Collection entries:
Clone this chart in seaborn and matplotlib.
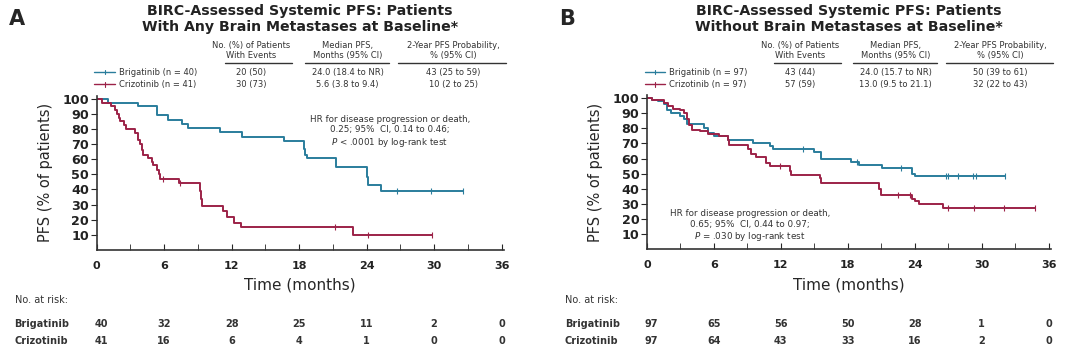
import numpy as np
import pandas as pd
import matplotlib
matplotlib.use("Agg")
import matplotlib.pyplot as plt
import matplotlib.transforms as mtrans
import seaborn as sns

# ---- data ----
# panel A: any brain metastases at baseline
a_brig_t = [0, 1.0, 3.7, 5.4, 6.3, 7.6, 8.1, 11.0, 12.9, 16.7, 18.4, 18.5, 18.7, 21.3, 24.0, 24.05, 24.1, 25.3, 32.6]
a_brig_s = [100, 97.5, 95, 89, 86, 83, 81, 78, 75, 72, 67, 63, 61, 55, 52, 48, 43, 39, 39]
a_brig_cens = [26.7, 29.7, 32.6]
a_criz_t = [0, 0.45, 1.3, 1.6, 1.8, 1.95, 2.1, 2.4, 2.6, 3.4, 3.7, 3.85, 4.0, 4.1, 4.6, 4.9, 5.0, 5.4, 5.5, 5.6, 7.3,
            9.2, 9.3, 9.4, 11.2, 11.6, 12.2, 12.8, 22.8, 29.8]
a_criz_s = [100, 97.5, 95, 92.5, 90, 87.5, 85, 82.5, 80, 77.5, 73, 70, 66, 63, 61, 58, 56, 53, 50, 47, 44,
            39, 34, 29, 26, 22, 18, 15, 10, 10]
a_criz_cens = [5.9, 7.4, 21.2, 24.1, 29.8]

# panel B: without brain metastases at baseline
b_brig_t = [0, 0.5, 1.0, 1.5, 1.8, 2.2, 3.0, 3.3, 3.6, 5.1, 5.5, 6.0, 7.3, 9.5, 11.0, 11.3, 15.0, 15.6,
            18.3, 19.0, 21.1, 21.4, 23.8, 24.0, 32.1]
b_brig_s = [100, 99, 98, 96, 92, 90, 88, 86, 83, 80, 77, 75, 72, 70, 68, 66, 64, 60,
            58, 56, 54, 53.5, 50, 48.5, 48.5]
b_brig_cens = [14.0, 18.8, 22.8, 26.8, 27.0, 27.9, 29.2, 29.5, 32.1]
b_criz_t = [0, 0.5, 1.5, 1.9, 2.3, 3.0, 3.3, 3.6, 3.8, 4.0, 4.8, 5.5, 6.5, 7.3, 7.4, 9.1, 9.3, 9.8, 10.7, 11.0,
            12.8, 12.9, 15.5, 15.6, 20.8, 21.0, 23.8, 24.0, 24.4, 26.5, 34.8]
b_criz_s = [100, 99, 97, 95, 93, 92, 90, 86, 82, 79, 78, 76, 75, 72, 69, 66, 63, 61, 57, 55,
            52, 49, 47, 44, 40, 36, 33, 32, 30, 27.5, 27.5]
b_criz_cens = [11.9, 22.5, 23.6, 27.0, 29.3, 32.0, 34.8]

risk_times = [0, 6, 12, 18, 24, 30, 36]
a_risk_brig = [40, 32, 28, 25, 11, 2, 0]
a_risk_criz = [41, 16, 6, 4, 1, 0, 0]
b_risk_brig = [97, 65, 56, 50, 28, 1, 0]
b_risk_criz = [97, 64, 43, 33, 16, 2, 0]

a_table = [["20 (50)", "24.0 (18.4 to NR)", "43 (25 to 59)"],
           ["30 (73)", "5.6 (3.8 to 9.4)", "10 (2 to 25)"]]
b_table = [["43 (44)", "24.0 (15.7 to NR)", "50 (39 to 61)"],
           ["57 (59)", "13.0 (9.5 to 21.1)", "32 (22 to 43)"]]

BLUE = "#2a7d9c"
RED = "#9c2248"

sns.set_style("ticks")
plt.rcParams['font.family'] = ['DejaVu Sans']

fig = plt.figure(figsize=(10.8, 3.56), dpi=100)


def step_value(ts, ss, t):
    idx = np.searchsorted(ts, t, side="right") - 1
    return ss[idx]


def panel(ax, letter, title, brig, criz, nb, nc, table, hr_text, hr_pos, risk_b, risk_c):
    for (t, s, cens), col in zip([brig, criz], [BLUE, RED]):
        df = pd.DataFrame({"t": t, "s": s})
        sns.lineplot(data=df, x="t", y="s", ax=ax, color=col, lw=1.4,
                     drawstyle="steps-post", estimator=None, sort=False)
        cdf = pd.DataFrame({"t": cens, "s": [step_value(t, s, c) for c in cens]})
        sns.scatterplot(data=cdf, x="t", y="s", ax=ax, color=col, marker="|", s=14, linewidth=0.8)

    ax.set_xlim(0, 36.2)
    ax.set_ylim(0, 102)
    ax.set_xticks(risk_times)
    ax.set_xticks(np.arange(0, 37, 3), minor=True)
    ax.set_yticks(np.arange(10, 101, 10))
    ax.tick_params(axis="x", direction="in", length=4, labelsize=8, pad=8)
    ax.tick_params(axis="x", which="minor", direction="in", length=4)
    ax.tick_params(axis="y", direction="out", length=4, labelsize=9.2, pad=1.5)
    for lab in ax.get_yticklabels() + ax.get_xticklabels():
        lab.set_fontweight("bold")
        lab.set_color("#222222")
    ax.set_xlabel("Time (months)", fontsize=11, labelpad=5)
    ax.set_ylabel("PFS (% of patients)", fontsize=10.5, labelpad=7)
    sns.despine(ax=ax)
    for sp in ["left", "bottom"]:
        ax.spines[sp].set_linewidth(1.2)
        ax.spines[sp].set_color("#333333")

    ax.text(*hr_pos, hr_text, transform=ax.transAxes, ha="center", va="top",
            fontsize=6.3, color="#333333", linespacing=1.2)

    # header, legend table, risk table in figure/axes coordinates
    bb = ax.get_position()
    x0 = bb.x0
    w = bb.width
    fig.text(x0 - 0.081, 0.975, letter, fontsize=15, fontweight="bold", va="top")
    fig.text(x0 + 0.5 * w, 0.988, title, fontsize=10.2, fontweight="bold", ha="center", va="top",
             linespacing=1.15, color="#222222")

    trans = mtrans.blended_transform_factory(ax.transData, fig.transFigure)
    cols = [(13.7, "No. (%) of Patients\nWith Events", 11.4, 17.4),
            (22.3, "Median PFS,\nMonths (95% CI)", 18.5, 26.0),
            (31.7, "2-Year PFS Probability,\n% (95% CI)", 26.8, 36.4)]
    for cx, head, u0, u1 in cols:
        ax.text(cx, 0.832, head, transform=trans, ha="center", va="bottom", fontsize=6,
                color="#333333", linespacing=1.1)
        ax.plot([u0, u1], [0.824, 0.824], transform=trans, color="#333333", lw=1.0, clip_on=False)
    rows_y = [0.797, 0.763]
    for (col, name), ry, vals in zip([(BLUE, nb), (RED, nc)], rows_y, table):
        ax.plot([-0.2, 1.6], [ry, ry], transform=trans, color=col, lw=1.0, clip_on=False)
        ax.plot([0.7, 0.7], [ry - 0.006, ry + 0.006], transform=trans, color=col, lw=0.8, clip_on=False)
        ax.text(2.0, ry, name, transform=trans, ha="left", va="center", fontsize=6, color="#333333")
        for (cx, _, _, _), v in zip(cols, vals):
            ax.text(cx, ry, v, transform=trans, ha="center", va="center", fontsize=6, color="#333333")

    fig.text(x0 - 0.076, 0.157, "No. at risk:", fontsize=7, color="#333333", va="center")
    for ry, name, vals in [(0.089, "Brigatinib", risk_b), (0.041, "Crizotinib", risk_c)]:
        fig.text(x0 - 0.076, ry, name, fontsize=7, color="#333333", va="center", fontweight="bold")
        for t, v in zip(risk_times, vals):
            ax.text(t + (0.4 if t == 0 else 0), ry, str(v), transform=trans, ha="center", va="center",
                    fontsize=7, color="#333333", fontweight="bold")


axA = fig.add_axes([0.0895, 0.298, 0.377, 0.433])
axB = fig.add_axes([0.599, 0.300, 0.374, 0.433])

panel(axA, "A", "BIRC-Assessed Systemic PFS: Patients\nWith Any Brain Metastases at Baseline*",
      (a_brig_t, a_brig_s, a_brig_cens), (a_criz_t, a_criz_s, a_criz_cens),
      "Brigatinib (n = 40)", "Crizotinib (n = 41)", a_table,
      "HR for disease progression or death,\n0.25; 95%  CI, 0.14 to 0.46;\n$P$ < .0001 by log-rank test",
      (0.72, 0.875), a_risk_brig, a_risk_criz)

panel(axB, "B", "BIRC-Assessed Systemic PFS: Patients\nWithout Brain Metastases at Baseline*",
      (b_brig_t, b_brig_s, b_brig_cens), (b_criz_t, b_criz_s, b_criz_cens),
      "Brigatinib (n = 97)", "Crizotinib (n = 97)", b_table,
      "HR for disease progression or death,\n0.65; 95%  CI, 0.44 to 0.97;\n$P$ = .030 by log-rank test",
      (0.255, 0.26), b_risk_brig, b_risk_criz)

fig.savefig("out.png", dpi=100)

---

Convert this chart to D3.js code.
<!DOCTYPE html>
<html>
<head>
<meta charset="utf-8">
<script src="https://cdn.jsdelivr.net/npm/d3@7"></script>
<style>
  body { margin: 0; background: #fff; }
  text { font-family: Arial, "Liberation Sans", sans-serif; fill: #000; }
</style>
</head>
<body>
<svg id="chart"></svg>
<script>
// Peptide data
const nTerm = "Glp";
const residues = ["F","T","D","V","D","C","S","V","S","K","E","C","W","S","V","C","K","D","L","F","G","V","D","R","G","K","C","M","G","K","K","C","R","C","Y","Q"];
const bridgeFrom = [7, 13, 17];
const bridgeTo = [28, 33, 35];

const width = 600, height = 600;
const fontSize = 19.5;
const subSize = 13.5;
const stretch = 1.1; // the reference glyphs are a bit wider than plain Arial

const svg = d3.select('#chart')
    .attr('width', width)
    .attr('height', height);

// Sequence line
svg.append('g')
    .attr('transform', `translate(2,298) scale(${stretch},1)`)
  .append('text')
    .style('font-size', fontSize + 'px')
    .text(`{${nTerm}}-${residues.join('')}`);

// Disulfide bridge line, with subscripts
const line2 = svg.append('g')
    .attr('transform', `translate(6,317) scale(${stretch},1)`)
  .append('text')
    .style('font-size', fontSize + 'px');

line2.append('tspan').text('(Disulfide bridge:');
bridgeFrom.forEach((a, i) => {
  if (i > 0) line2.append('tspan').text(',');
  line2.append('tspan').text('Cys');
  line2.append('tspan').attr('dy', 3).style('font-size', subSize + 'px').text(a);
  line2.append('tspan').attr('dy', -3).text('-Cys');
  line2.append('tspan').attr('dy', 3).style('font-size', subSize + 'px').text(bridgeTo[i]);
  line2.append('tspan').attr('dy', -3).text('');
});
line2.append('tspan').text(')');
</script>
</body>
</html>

■ **Exercise goal**
Start with the line that includes "Clone this chart in seaborn and matplotlib." and finish with the line that includes "a_criz_cens = [5.9, 7.4, 21.2, 24.1, 29.8]": reproduce those lines exactly, nothing before or after, and omit any pictures.

■ **Response to this task**
Clone this chart in seaborn and matplotlib.
import numpy as np
import pandas as pd
import matplotlib
matplotlib.use("Agg")
import matplotlib.pyplot as plt
import matplotlib.transforms as mtrans
import seaborn as sns

# ---- data ----
# panel A: any brain metastases at baseline
a_brig_t = [0, 1.0, 3.7, 5.4, 6.3, 7.6, 8.1, 11.0, 12.9, 16.7, 18.4, 18.5, 18.7, 21.3, 24.0, 24.05, 24.1, 25.3, 32.6]
a_brig_s = [100, 97.5, 95, 89, 86, 83, 81, 78, 75, 72, 67, 63, 61, 55, 52, 48, 43, 39, 39]
a_brig_cens = [26.7, 29.7, 32.6]
a_criz_t = [0, 0.45, 1.3, 1.6, 1.8, 1.95, 2.1, 2.4, 2.6, 3.4, 3.7, 3.85, 4.0, 4.1, 4.6, 4.9, 5.0, 5.4, 5.5, 5.6, 7.3,
            9.2, 9.3, 9.4, 11.2, 11.6, 12.2, 12.8, 22.8, 29.8]
a_criz_s = [100, 97.5, 95, 92.5, 90, 87.5, 85, 82.5, 80, 77.5, 73, 70, 66, 63, 61, 58, 56, 53, 50, 47, 44,
            39, 34, 29, 26, 22, 18, 15, 10, 10]
a_criz_cens = [5.9, 7.4, 21.2, 24.1, 29.8]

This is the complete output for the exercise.